The Honorable Members of the Indiana General Assembly
State House, Third Floor
Indianapolis, Indiana 46204
Re: House Enrolled Act 1546-2013
Dear Members of the Indiana General Assembly,
If Hoosiers owe taxes, they should pay them. But when Hoosiers pay taxes that are not owed, they deserve relief. House Enrolled Act 1546-2013 did not meet that standard. It would approve, after the fact, the collection of taxes that were not owed. While there are valuable elements of this legislation, retroactive approval of taxes collected is not the best remedy, and for that reason I vetoed this legislation.
Since mid-2011, all taxpayers in Jackson County have paid a special local income tax
rate of 0.1% that was no longer authorized by law. Likewise, since mid-2006, all
taxpayers in Pulaski County have a paid a similar unauthorized rate of 0.3%. This means 30,400 taxpayers in Jackson County collectively paid $1.1 million and 12,400 taxpayers in Pulaski County collectively paid $4.9 million above and beyond what they owed in taxes. The tax revenue paid for jail operating costs, not debt, in both counties.
House Enrolled Act 1546-2013 "legalized and validated" these overpayments. While
HEA 1546-2013 contained many provisions that I support, I could not support the public policy of retroactive approval of local income taxes. For that reason, I vetoed the bill. I believe taxpayers should have full and fair notice of any proposed tax and have an opportunity to make their voices heard during the legislative process at both the state and local levels.
At the same time I remain committed to finding a solution to a problem that neither the state nor the counties intended. Four basic steps will set things right: (1) stop distributing money from the illegal tax to the two counties; (2) stop collecting the illegal tax; (3) refund taxpayers who overpaid; and (4) gradually repay over-distributions from the two counties.

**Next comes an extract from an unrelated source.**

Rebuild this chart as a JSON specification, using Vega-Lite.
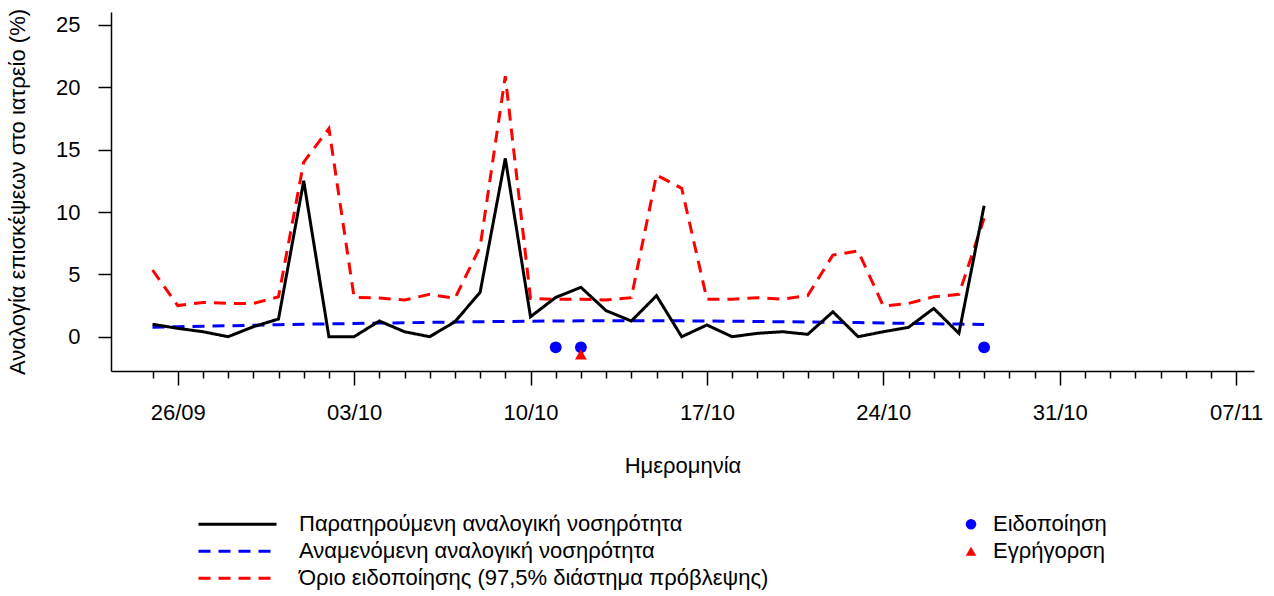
{
  "$schema": "https://vega.github.io/schema/vega-lite/v6.json",
  "width": 1143,
  "height": 359,
  "autosize": {"type": "none"},
  "padding": {"left": 111, "top": 12, "right": 20, "bottom": 225},
  "background": "white",
  "datasets": {
    "series": [
      {"date": "2023-09-25", "obs": 1.0, "exp": 0.75, "thr": 5.35},
      {"date": "2023-09-26", "obs": 0.67, "exp": 0.8, "thr": 2.5},
      {"date": "2023-09-27", "obs": 0.4, "exp": 0.84, "thr": 2.75},
      {"date": "2023-09-28", "obs": 0.0, "exp": 0.88, "thr": 2.67},
      {"date": "2023-09-29", "obs": 0.8, "exp": 0.92, "thr": 2.67},
      {"date": "2023-09-30", "obs": 1.42, "exp": 0.96, "thr": 3.2},
      {"date": "2023-10-01", "obs": 12.5, "exp": 1.0, "thr": 14.0},
      {"date": "2023-10-02", "obs": 0.0, "exp": 1.03, "thr": 16.7},
      {"date": "2023-10-03", "obs": 0.0, "exp": 1.06, "thr": 3.15},
      {"date": "2023-10-04", "obs": 1.26, "exp": 1.09, "thr": 3.1},
      {"date": "2023-10-05", "obs": 0.4, "exp": 1.12, "thr": 2.94},
      {"date": "2023-10-06", "obs": 0.0, "exp": 1.15, "thr": 3.4},
      {"date": "2023-10-07", "obs": 1.2, "exp": 1.18, "thr": 3.07},
      {"date": "2023-10-08", "obs": 3.56, "exp": 1.2, "thr": 7.2},
      {"date": "2023-10-09", "obs": 14.3, "exp": 1.22, "thr": 20.9},
      {"date": "2023-10-10", "obs": 1.6, "exp": 1.24, "thr": 3.07},
      {"date": "2023-10-11", "obs": 3.15, "exp": 1.26, "thr": 3.0},
      {"date": "2023-10-12", "obs": 3.96, "exp": 1.27, "thr": 3.0},
      {"date": "2023-10-13", "obs": 2.09, "exp": 1.28, "thr": 2.94},
      {"date": "2023-10-14", "obs": 1.26, "exp": 1.28, "thr": 3.13},
      {"date": "2023-10-15", "obs": 3.29, "exp": 1.28, "thr": 12.97},
      {"date": "2023-10-16", "obs": 0.0, "exp": 1.27, "thr": 11.9},
      {"date": "2023-10-17", "obs": 0.94, "exp": 1.26, "thr": 3.0},
      {"date": "2023-10-18", "obs": 0.0, "exp": 1.24, "thr": 3.0},
      {"date": "2023-10-19", "obs": 0.27, "exp": 1.22, "thr": 3.13},
      {"date": "2023-10-20", "obs": 0.4, "exp": 1.2, "thr": 3.0},
      {"date": "2023-10-21", "obs": 0.19, "exp": 1.18, "thr": 3.3},
      {"date": "2023-10-22", "obs": 2.0, "exp": 1.16, "thr": 6.55},
      {"date": "2023-10-23", "obs": 0.0, "exp": 1.13, "thr": 6.87},
      {"date": "2023-10-24", "obs": 0.4, "exp": 1.1, "thr": 2.46},
      {"date": "2023-10-25", "obs": 0.75, "exp": 1.07, "thr": 2.67},
      {"date": "2023-10-26", "obs": 2.27, "exp": 1.04, "thr": 3.2},
      {"date": "2023-10-27", "obs": 0.27, "exp": 1.01, "thr": 3.4},
      {"date": "2023-10-28", "obs": 10.5, "exp": 0.98, "thr": 9.5}
    ],
    "signals": [
      {"date": "2023-10-11", "val": -0.85, "kind": "Ειδοποίηση"},
      {"date": "2023-10-12", "val": -0.85, "kind": "Ειδοποίηση"},
      {"date": "2023-10-28", "val": -0.85, "kind": "Ειδοποίηση"},
      {"date": "2023-10-12", "val": -1.41, "kind": "Εγρήγορση"}
    ]
  },
  "layer": [
    {
      "data": {"name": "series"},
      "transform": [{"fold": ["thr", "exp", "obs"], "as": ["key", "val"]}],
      "mark": {"type": "line", "strokeWidth": 3, "strokeCap": "butt"},
      "encoding": {
        "x": {
          "field": "date",
          "type": "temporal",
          "scale": {"type": "utc", "domain": [1695457699200, 1699376544000], "nice": false},
          "axis": {
            "values": [1695600000000, 1695686400000, 1695772800000, 1695859200000, 1695945600000, 1696032000000, 1696118400000, 1696204800000, 1696291200000, 1696377600000, 1696464000000, 1696550400000, 1696636800000, 1696723200000, 1696809600000, 1696896000000, 1696982400000, 1697068800000, 1697155200000, 1697241600000, 1697328000000, 1697414400000, 1697500800000, 1697587200000, 1697673600000, 1697760000000, 1697846400000, 1697932800000, 1698019200000, 1698105600000, 1698192000000, 1698278400000, 1698364800000, 1698451200000, 1698537600000, 1698624000000, 1698710400000, 1698796800000, 1698883200000, 1698969600000, 1699056000000, 1699142400000, 1699228800000, 1699315200000],
            "tickCount": 200,
            "labelExpr": "(datum.value - 1695686400000) % 604800000 == 0 ? utcFormat(datum.value, '%d/%m') : ''",
            "tickSize": {"condition": {"test": "(datum.value - 1695686400000) % 604800000 == 0", "value": 14}, "value": 7},
            "labelPadding": 17,
            "labelOverlap": false,
            "labelFlush": false,
            "labelBound": false,
            "title": "Ημερομηνία",
            "titlePadding": 32
          }
        },
        "y": {
          "field": "val",
          "type": "quantitative",
          "scale": {"domain": [-2.75, 26.04], "nice": false, "zero": false},
          "axis": {
            "values": [0, 5, 10, 15, 20, 25],
            "tickSize": 13,
            "labelPadding": 18,
            "title": "Αναλογία επισκέψεων στο ιατρείο (%)",
            "titlePadding": 26
          }
        },
        "color": {
          "field": "key",
          "type": "nominal",
          "scale": {"domain": ["obs", "exp", "thr"], "range": ["#000000", "#0000ff", "#ff0000"]},
          "legend": {
            "orient": "none",
            "legendX": 86,
            "legendY": 499,
            "title": null,
            "symbolType": "stroke",
            "symbolSize": 6084,
            "symbolStrokeWidth": 3,
            "clipHeight": 26.5,
            "rowPadding": 0,
            "padding": 0,
            "labelOffset": 21,
            "labelFontSize": 22,
            "labelLimit": 800,
            "labelColor": "#000000",
            "labelExpr": "datum.label == 'obs' ? 'Παρατηρούμενη αναλογική νοσηρότητα' : datum.label == 'exp' ? 'Αναμενόμενη αναλογική νοσηρότητα' : 'Όριο ειδοποίησης (97,5% διάστημα πρόβλεψης)'"
          }
        },
        "strokeDash": {
          "field": "key",
          "type": "nominal",
          "scale": {"domain": ["obs", "exp", "thr"], "range": [[1, 0], [12, 8], [12, 8]]},
          "legend": null
        }
      }
    },
    {
      "data": {"name": "signals"},
      "mark": {"type": "point", "filled": true, "size": 140, "opacity": 1, "strokeWidth": 0},
      "encoding": {
        "x": {"field": "date", "type": "temporal"},
        "y": {"field": "val", "type": "quantitative"},
        "fill": {
          "field": "kind",
          "type": "nominal",
          "scale": {"domain": ["Ειδοποίηση", "Εγρήγορση"], "range": ["#0000ff", "#ff0000"]},
          "legend": {
            "orient": "none",
            "legendX": 849,
            "legendY": 499,
            "title": null,
            "symbolSize": 110,
            "symbolStrokeWidth": 0,
            "clipHeight": 26.5,
            "rowPadding": 0,
            "padding": 0,
            "labelOffset": 11,
            "labelFontSize": 22,
            "labelLimit": 400,
            "labelColor": "#000000"
          }
        },
        "shape": {
          "field": "kind",
          "type": "nominal",
          "scale": {"domain": ["Ειδοποίηση", "Εγρήγορση"], "range": ["circle", "triangle-up"]},
          "legend": {
            "orient": "none",
            "legendX": 849,
            "legendY": 499,
            "title": null,
            "symbolSize": 110,
            "symbolStrokeWidth": 0,
            "clipHeight": 26.5,
            "rowPadding": 0,
            "padding": 0,
            "labelOffset": 11,
            "labelFontSize": 22,
            "labelLimit": 400,
            "labelColor": "#000000"
          }
        }
      }
    }
  ],
  "config": {
    "view": {"stroke": null},
    "font": "Liberation Sans",
    "axis": {
      "grid": false,
      "domainColor": "#000000",
      "domainWidth": 1.5,
      "tickColor": "#000000",
      "tickWidth": 1.5,
      "labelColor": "#000000",
      "labelFont": "Liberation Sans",
      "labelFontSize": 22,
      "titleFont": "Liberation Sans",
      "titleFontSize": 22,
      "titleFontWeight": "normal",
      "titleColor": "#000000"
    },
    "legend": {
      "labelFont": "Liberation Sans"
    }
  }
}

Starting last week, the Budget Agency stopped authorizing distribution of the illegal tax to Jackson and Pulaski counties. This reduced Jackson County's local option income tax by $29,484 for the month and reduced Pulaski County's local option income tax distribution by $69,166 for the month.
Beginning soon, the Department of Revenue will work with employers in Jackson
County and Pulaski County to make appropriate reductions to payroll withholdings. Employee paychecks will no longer be reduced to fund the unauthorized tax. The
Department of Revenue has also identified the taxpayers due refunds and is prepared to issue refunds directly to them. For those taxpayers who cannot be located, their refundswill be transferred to the Indiana Attorney General's Unclaimed Property Division.
As for county repayment of over-distributions, the State Budget Agency will, beginning in January 2014, make additional adjustments to Jackson County's and Pulaski County's local income tax distributions. It is possible to hold those distributions constant for a few years as the two counties forgo annual increases. The forgone increases, in turn, will be credited as repayments of the over-distributions the two counties received in the past.Under this scenario, Jackson County will repay the state $1.1 million by 2018 and Pulaski County will repay the state $4.9 million by 2024.
Both Jackson and Pulaski County report healthy cash balances in their accounts. At the end of 2012, Jackson County had a total cash balance of $5.21M in its general fund and rainy day fund, while Pulaski County reported $4.67M in the same funds with additional $2.01M in cash in its jail operating fund. These healthy balances will help the counties weather any short-term adjustments to the jail operating income tax until the next session of the Indiana General Assembly, and also weather any impact during the repayment period. Furthermore, allowing the counties to pay back the state by reducing their overall income tax distribution will allow the counties to determine how to allocate the impact of the repayment across their different funds. In addition, because the tax rates at issue were limited to jail operating expenses, no debt or municipal bonds were involved or will be affected.
Finally, this proposed solution will avoid the uncertainty of state or local government
liability for collection of an illegal tax. Prompt cessation of the unauthorized tax and
timely refunds to taxpayers will prevent needless risk of lawsuits and a judicially
imposed solution. This is our chance to make it right and do so in the most efficient and expeditious way possible.
Our country was founded on the precept of taxation with representation and government by consent of the governed. We should take the course that will maintain public confidence in the integrity of our system of taxation, a system that should ensure the people know and help determine how much of their hard-earned pay is taxed for the benefit of their communities. I respectfully request that you join me in putting these principles and the taxpayers of Jackson and Pulaski counties first and sustain the veto of House Enrolled Act 1546-2013.